▶ **The exercise**
From the first line of the data down to and including the line with "right_ticks = [-10, -8, -6, -4, -2, 0, 2, 4, 6]", copy everything exactly, leaving out pictures.

====== Stored records

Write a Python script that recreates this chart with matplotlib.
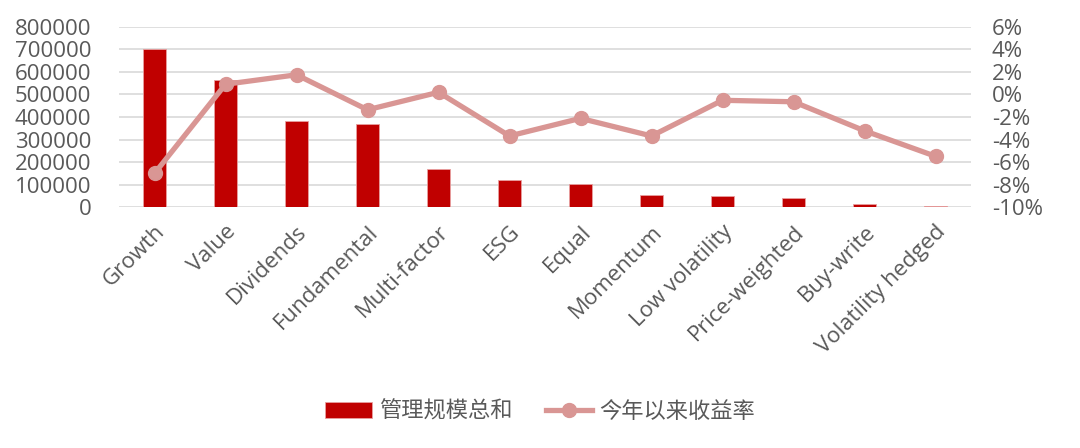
import matplotlib
matplotlib.use("Agg")
import matplotlib.pyplot as plt
from matplotlib.ticker import FuncFormatter

categories = ["Growth", "Value", "Dividends", "Fundamental", "Multi-factor", "ESG",
              "Equal", "Momentum", "Low volatility", "Price-weighted", "Buy-write",
              "Volatility hedged"]
aum = [702000, 564000, 382000, 370000, 171000, 121000, 104000, 54000, 49000, 42000, 14000, 4000]
ytd_return = [-7.0, 0.9, 1.74, -1.36, 0.19, -3.68, -2.12, -3.68, -0.52, -0.65, -3.22, -5.48]
left_ticks = [0, 100000, 200000, 300000, 400000, 500000, 600000, 700000, 800000]
right_ticks = [-10, -8, -6, -4, -2, 0, 2, 4, 6]

plt.rcParams['font.family'] = ['Open Sans', 'Noto Sans CJK SC', 'DejaVu Sans']
text_color = "#595959"
bar_color = "#C00000"
line_color = "#D99694"

fig = plt.figure(figsize=(10.8, 4.48), dpi=100)
ax = fig.add_axes([119/1080, 1 - 207.3/448, (971-119)/1080, (207.3-26.7)/448])
x = list(range(len(categories)))
bars = ax.bar(x, aum, width=0.31, color=bar_color, edgecolor="#E8A0A0", linewidth=0.6,
              label="管理规模总和", zorder=2)
ax.set_xlim(-0.5, len(categories) - 0.5)
ax.set_ylim(0, 800000)
ax.set_yticks(left_ticks)
ax.yaxis.set_major_formatter(FuncFormatter(lambda v, p: f"{int(v)}"))
ax.grid(axis='y', color="#D9D9D9", linewidth=1.2, zorder=0)
ax.set_axisbelow(True)
for s in ax.spines.values():
    s.set_visible(False)
ax.tick_params(axis='both', length=0, labelsize=16, colors=text_color)
ax.tick_params(axis='y', pad=20)
ax.set_xticks(x)
ax.set_xticklabels(categories, rotation=45, ha='right', rotation_mode='anchor')
ax.tick_params(axis='x', pad=10)

ax2 = ax.twinx()
line, = ax2.plot(x, ytd_return, color=line_color, linewidth=3.8, marker='o', markersize=10,
                 label="今年以来收益率", zorder=3)
ax2.set_ylim(-10, 6)
ax2.set_yticks(right_ticks)
ax2.yaxis.set_major_formatter(FuncFormatter(lambda v, p: f"{int(round(v))}%"))
for s in ax2.spines.values():
    s.set_visible(False)
ax2.tick_params(axis='y', length=0, labelsize=16, colors=text_color, pad=15)

leg = fig.legend([bars, line], ["管理规模总和", "今年以来收益率"], loc='center',
                 bbox_to_anchor=(0.5, 1 - 412/448), ncol=2, frameon=False,
                 fontsize=16, handlelength=2.1, columnspacing=1.5, handletextpad=0.3)
for t in leg.get_texts():
    t.set_color(text_color)

fig.savefig("out.png", dpi=100)
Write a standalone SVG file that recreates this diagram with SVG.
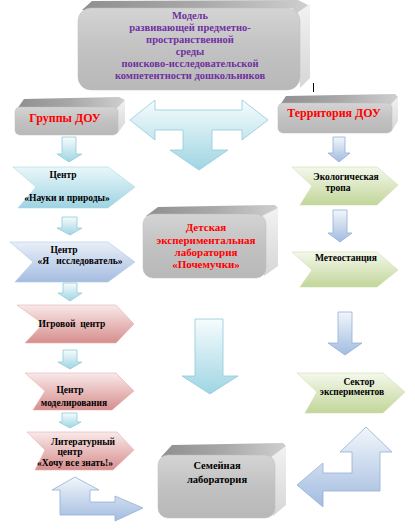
<svg xmlns="http://www.w3.org/2000/svg" width="415" height="531" viewBox="0 0 415 531">
<defs>
<linearGradient id="gFace" x1="0" y1="0" x2="0" y2="1"><stop offset="0" stop-color="#d4d4d4"/><stop offset="0.5" stop-color="#c2c2c2"/><stop offset="1" stop-color="#b8b8b8"/></linearGradient>
<linearGradient id="gTop" x1="0" y1="0" x2="1" y2="0"><stop offset="0" stop-color="#8f8f8f"/><stop offset="0.5" stop-color="#a8a8a8"/><stop offset="1" stop-color="#cfcfcf"/></linearGradient>
<linearGradient id="gSide" x1="0" y1="0" x2="0" y2="1"><stop offset="0" stop-color="#f2f2f2"/><stop offset="1" stop-color="#d6d6d6"/></linearGradient>
<linearGradient id="gCyan" x1="0" y1="0" x2="0" y2="1"><stop offset="0" stop-color="#f6fcfd"/><stop offset="1" stop-color="#9fd5e3"/></linearGradient>
<linearGradient id="gBlue" x1="0" y1="0" x2="0" y2="1"><stop offset="0" stop-color="#f2f6fb"/><stop offset="1" stop-color="#a2bce0"/></linearGradient>
<linearGradient id="cCyan" x1="0" y1="0" x2="0" y2="1"><stop offset="0" stop-color="#eaf7fa"/><stop offset="1" stop-color="#9ed3e2"/></linearGradient>
<linearGradient id="cBlue" x1="0" y1="0" x2="0" y2="1"><stop offset="0" stop-color="#e9eff8"/><stop offset="1" stop-color="#a5bde0"/></linearGradient>
<linearGradient id="cRed" x1="0" y1="0" x2="0" y2="1"><stop offset="0" stop-color="#f9e9e9"/><stop offset="1" stop-color="#d68e8d"/></linearGradient>
<linearGradient id="cGreen" x1="0" y1="0" x2="0" y2="1"><stop offset="0" stop-color="#f4f8ec"/><stop offset="1" stop-color="#c2d699"/></linearGradient>
</defs>
<style>
text{font-family:"Liberation Serif","Times New Roman",serif;font-weight:bold;text-anchor:middle}
.face{fill:url(#gFace);stroke:#bdbdbd;stroke-width:0.5}
.top{fill:url(#gTop)}
.side{fill:url(#gSide)}
.t-purple{fill:#7030a0;font-size:10.5px}
.t-red{fill:#ff0000;font-size:12px}
.t-red2{fill:#ff0000;font-size:11px}
.t-blk{fill:#000;font-size:9.5px}
.t-blk2{fill:#000;font-size:10.5px}
.aCyan{fill:url(#gCyan);stroke:#8fcadb;stroke-width:0.8}
.aBlue{fill:url(#gBlue);stroke:#93b0d6;stroke-width:0.8}
.chCyan{fill:url(#cCyan);stroke:#a9d9e6;stroke-width:0.6}
.chBlue{fill:url(#cBlue);stroke:#b3c7e5;stroke-width:0.6}
.chRed{fill:url(#cRed);stroke:#e3b2b1;stroke-width:0.6}
.chGreen{fill:url(#cGreen);stroke:#cddfab;stroke-width:0.6}
</style>

<g id="model">
<polygon class="top" points="82,10 92,1 298,0 310,6 300,16 292,8"/>
<polygon class="side" points="298,12 310,4 310,78 300,88"/>
<rect class="face" x="78" y="8" width="222" height="82" rx="13"/>
<text class="t-purple" x="190" y="19">Модель</text>
<text class="t-purple" x="190" y="31">развивающей предметно-</text>
<text class="t-purple" x="190" y="43">пространственной</text>
<text class="t-purple" x="190" y="55">среды</text>
<text class="t-purple" x="190" y="67">поисково-исследовательской</text>
<text class="t-purple" x="190" y="79">компетентности дошкольников</text>
</g>
<line x1="313.5" y1="83" x2="313.5" y2="92" stroke="#000" stroke-width="1"/>

<g id="groups">
<polygon class="top" points="17,109 24,99 119,97 125,100 118,110"/>
<polygon class="side" points="116,109 125,100 125,123 117,134"/>
<rect class="face" x="15" y="107" width="103" height="28" rx="5"/>
<text class="t-red" x="65" y="122">Группы ДОУ</text>
</g>

<g id="territory">
<polygon class="top" points="280,105 286,96 395,94 398,97 392,106"/>
<polygon class="side" points="390,105 398,97 398,121 391,132"/>
<rect class="face" x="278" y="103" width="114" height="30" rx="5"/>
<text class="t-red" x="334" y="117">Территория ДОУ</text>
</g>

<g id="lab">
<polygon class="top" points="146,216 158,207 275,205 278,208 266,217"/>
<polygon class="side" points="262,216 278,208 278,266 264,276"/>
<rect class="face" x="143" y="214" width="123" height="64" rx="10"/>
<text class="t-red2" x="206" y="231">Детская</text>
<text class="t-red2" x="206" y="244">экспериментальная</text>
<text class="t-red2" x="206" y="256">лаборатория</text>
<text class="t-red2" x="206" y="268">«Почемучки»</text>
</g>

<g id="family">
<polygon class="top" points="161,457 172,445 283,443 286,446 275,458"/>
<polygon class="side" points="271,457 286,446 286,505 273,516"/>
<rect class="face" x="158" y="455" width="117" height="63" rx="10"/>
<text class="t-blk2" x="217" y="469">Семейная</text>
<text class="t-blk2" x="217" y="483">лаборатория</text>
</g>

<g id="c-nauka">
<polygon class="chCyan" points="13,167 108,167 135,187 108,208 18,208 36,187"/>
<text class="t-blk" x="63" y="178">Центр</text>
<text class="t-blk" x="67" y="201">«Науки и природы»</text>
</g>
<g id="c-issled">
<polygon class="chBlue" points="10,242 108,242 135,262 108,282 15,282 33,262"/>
<text class="t-blk" x="64" y="253">Центр</text>
<text class="t-blk" x="80" y="264" xml:space="preserve">«Я   исследователь»</text>
</g>
<g id="c-igra">
<polygon class="chRed" points="17,305 116,305 134,324 116,343 25,343 43,324"/>
<text class="t-blk" x="72" y="327" xml:space="preserve">Игровой  центр</text>
</g>
<g id="c-model">
<polygon class="chRed" points="25,373 116,373 134,391 112,410 33,410 45,391"/>
<text class="t-blk" x="70" y="393">Центр</text>
<text class="t-blk" x="74" y="406">моделирования</text>
</g>
<g id="c-lit">
<polygon class="chRed" points="27,432 117,432 134,450 113,470 35,470 45,450"/>
<text class="t-blk" x="83" y="445">Литературный</text>
<text class="t-blk" x="70" y="455">центр</text>
<text class="t-blk" x="75" y="466">«Хочу все знать!»</text>
</g>
<g id="c-eco">
<polygon class="chGreen" points="292,167 377,167 398,185 377,205 300,205 312,186"/>
<text class="t-blk" x="346" y="180">Экологическая</text>
<text class="t-blk" x="338" y="191">тропа</text>
</g>
<g id="c-meteo">
<polygon class="chGreen" points="292,252 377,252 398,270 377,287 300,287 312,270"/>
<text class="t-blk" x="346" y="261">Метеостанция</text>
</g>
<g id="c-sector">
<polygon class="chGreen" points="297,373 383,373 405,392 383,413 305,413 317,392"/>
<text class="t-blk" x="359" y="385">Сектор</text>
<text class="t-blk" x="352" y="395">экспериментов</text>
</g>

<g id="connectors">
<path class="aCyan" d="M130,120 L155,100 L155,110 L242,110 L242,100 L268,120 L242,140 L242,130 L212,130 L212,150 L228,150 L199,170 L170,150 L183,150 L183,130 L155,130 L155,140 Z"/>
<path class="aCyan" d="M195,319 L223,319 L223,376 L238,376 L210,394 L182,376 L195,376 Z"/>
<path class="aCyan" d="M62,137 L76,137 L76,154 L82,154 L69,162 L57,154 L62,154 Z"/>
<path class="aCyan" d="M62,217 L77,217 L77,228 L82,228 L70,235 L57,228 L62,228 Z"/>
<path class="aCyan" d="M63,283 L77,283 L77,293 L82,293 L70,301 L58,293 L63,293 Z"/>
<path class="aCyan" d="M63,350 L77,350 L77,362 L82,362 L70,369 L58,362 L63,362 Z"/>
<path class="aCyan" d="M62,413 L77,413 L77,422 L81,422 L70,428 L59,422 L62,422 Z"/>
<path class="aBlue" d="M333,137 L345,137 L345,153 L350,153 L339,162 L328,153 L333,153 Z"/>
<path class="aBlue" d="M333,210 L347,210 L347,233 L352,233 L340,242 L328,233 L333,233 Z"/>
<path class="aBlue" d="M338,312 L352,312 L352,343 L362,343 L345,355 L328,343 L338,343 Z"/>
<path class="aBlue" d="M75,477 L99,490 L90,490 L90,502 L115,502 L115,496 L143,508 L115,521 L115,515 L60,515 L60,490 L52,490 Z"/>
<path class="aBlue" d="M366,427 L392,452 L380,452 L380,491 L323,491 L323,507 L297,485 L323,463 L323,473 L352,473 L352,452 L340,452 Z"/>
</g>
</svg>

============

▶ **The answer**
Write a Python script that recreates this chart with matplotlib.
import matplotlib
matplotlib.use("Agg")
import matplotlib.pyplot as plt
from matplotlib.ticker import FuncFormatter

categories = ["Growth", "Value", "Dividends", "Fundamental", "Multi-factor", "ESG",
              "Equal", "Momentum", "Low volatility", "Price-weighted", "Buy-write",
              "Volatility hedged"]
aum = [702000, 564000, 382000, 370000, 171000, 121000, 104000, 54000, 49000, 42000, 14000, 4000]
ytd_return = [-7.0, 0.9, 1.74, -1.36, 0.19, -3.68, -2.12, -3.68, -0.52, -0.65, -3.22, -5.48]
left_ticks = [0, 100000, 200000, 300000, 400000, 500000, 600000, 700000, 800000]
right_ticks = [-10, -8, -6, -4, -2, 0, 2, 4, 6]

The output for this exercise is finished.